Sunday, March 31, 2013

Summer Tangle




Summer Tangle
  oil on canvas  30" x 40"

“The real voyage of discovery consists not in seeking new landscapes 
but in having new eyes”.    Marcel Proust

Rather than conform to cultural notions of beauty, it is far more rewarding to allow oneself to wander freely in the visual chaos and struggle to find form or understanding. In this pursuit beauty will appear as if by magic. This place is in a wooded spot near a creek, not a mile from my home. Ordinary and overgrown, most likely a pathway cut by deer going down to the creek, it just attracted my attention and I can't really say why. That's how it works best, almost an unconscious selecting - 
I guess just my way of going about "having new eyes".

Friday, March 22, 2013

August Farm




August Farm
  oil on canvas 

"The object isn't to make art, it's to be in that wonderful state which makes art inevitable."                                                                                           Robert Henri


The last thing on earth I want to do is go around making pretty pictures. There are hundreds of skilled technicians out there making paintings suitable for living rooms and dining rooms and some even specialize in office lobbies and bank anterooms (usually larger versions of pretty views).

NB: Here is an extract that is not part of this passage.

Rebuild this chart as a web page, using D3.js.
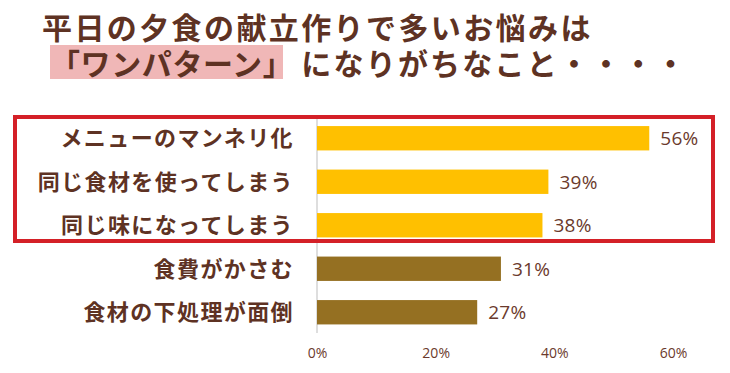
<!DOCTYPE html>
<html><head><meta charset="utf-8">
<script src="https://cdn.jsdelivr.net/npm/d3@7"></script>
<style>body{margin:0;background:#fff}svg{display:block}</style>
</head><body>
<svg id="c" width="730" height="373"></svg>
<script>
const categories = ["メニューのマンネリ化","同じ食材を使ってしまう","同じ味になってしまう","食費がかさむ","食材の下処理が面倒"];
const values = [56,39,38,31,27];
const highlighted = [true,true,true,false,false];
const tickValues = [0,20,40,60];
const titleLine1 = "平日の夕食の献立作りで多いお悩みは";
const titleHighlight = "「ワンパターン」";
const titleRest = "になりがちなこと・・・・";

const svg = d3.select("#c");
const font = "'Noto Sans CJK JP','Noto Sans',sans-serif";
const brown = "#5e3223";
const x = d3.scaleLinear().domain([0,60]).range([317,673]);
const y = d3.scaleBand().domain(categories).range([116.5,334]).paddingInner(0.44).paddingOuter(0.22);

// title
svg.append("rect").attr("x",50).attr("y",45).attr("width",233).attr("height",34).attr("fill","#f0b7b7");
svg.append("text").attr("x",42).attr("y",39).attr("font-family",font).attr("font-weight",700)
  .attr("font-size",30).attr("letter-spacing",2.4).attr("fill",brown).text(titleLine1);
const t2 = svg.append("text").attr("x",50).attr("y",75).attr("font-family",font).attr("font-weight",700)
  .attr("font-size",30).attr("letter-spacing",0.6).attr("fill",brown);
t2.append("tspan").text(titleHighlight);
t2.append("tspan").attr("dx",8).attr("letter-spacing",2.2).text(titleRest);

// axis line
svg.append("line").attr("x1",x(0)).attr("x2",x(0)).attr("y1",118).attr("y2",333)
  .attr("stroke","#d3d3d3").attr("stroke-width",1.5);

// bars
svg.selectAll("rect.bar").data(categories).join("rect").attr("class","bar")
  .attr("x",x(0)).attr("y",d=>y(d)).attr("height",y.bandwidth())
  .attr("width",(d,i)=>x(values[i])-x(0))
  .attr("fill",(d,i)=>highlighted[i]?"#ffc000":"#957022");

// value labels
svg.selectAll("text.val").data(categories).join("text").attr("class","val")
  .attr("x",(d,i)=>x(values[i])+11).attr("y",d=>y(d)+y.bandwidth()/2+7)
  .attr("font-family","'Open Sans',sans-serif").attr("font-size",19).attr("letter-spacing",0.3).attr("fill","#6b3a2c")
  .text((d,i)=>values[i]+"%");

// category labels
svg.selectAll("text.cat").data(categories).join("text").attr("class","cat")
  .attr("x",294).attr("y",d=>y(d)+y.bandwidth()/2+8).attr("text-anchor","end")
  .attr("font-family",font).attr("font-weight",700).attr("font-size",22).attr("letter-spacing",1.4)
  .attr("fill",brown).text(d=>d);

// x axis ticks
const ax = svg.append("g").attr("transform","translate(0,345)")
  .call(d3.axisBottom(x).tickValues(tickValues).tickFormat(d=>d+"%").tickSize(0));
ax.select(".domain").remove();
ax.selectAll("text").attr("font-family","'Open Sans',sans-serif").attr("font-size",14).attr("fill","#6b3a2c");

// red highlight box
svg.append("rect").attr("x",15).attr("y",117).attr("width",698).attr("height",124)
  .attr("fill","none").attr("stroke","#d42027").attr("stroke-width",4);
</script>
</body></html>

This kind of work sometimes tells a story or is concerned with subjects rural and picturesque.  I've noticed many of its practitioners have been trained as illustrators and this is what they still practice, illustration. 
I am not saying such pretty paintings are bad or wrong-headed - just that they bore me with their calculated attractiveness. I seek out the awkward note in a painting that seems to point the way to a more immediate involvement with what is discovered rather than what is being imitated. Once I find a visual trigger in some set of visual opposites; shadow and light, warmth and coolness, mass and space - once I find a small piece of visual poetry - then I can immerse myself in the viscous quality of the paint and the battle of focusing on truly seeing what is before me and not what I think is before me.
The love of the paint, the color, the abstracted vision are my touchstones and abandoning the resulting image to those ideas is my joy. Now, if a barn happens to appear as a functioning part of my work - two rectangles holding sa space through color and placement - well it just as well could be a cheeseburger or a naked lady - it doesn't mean I have morphed into a 'painter of barns', simply that it was part of a place , a time, a visual exploration.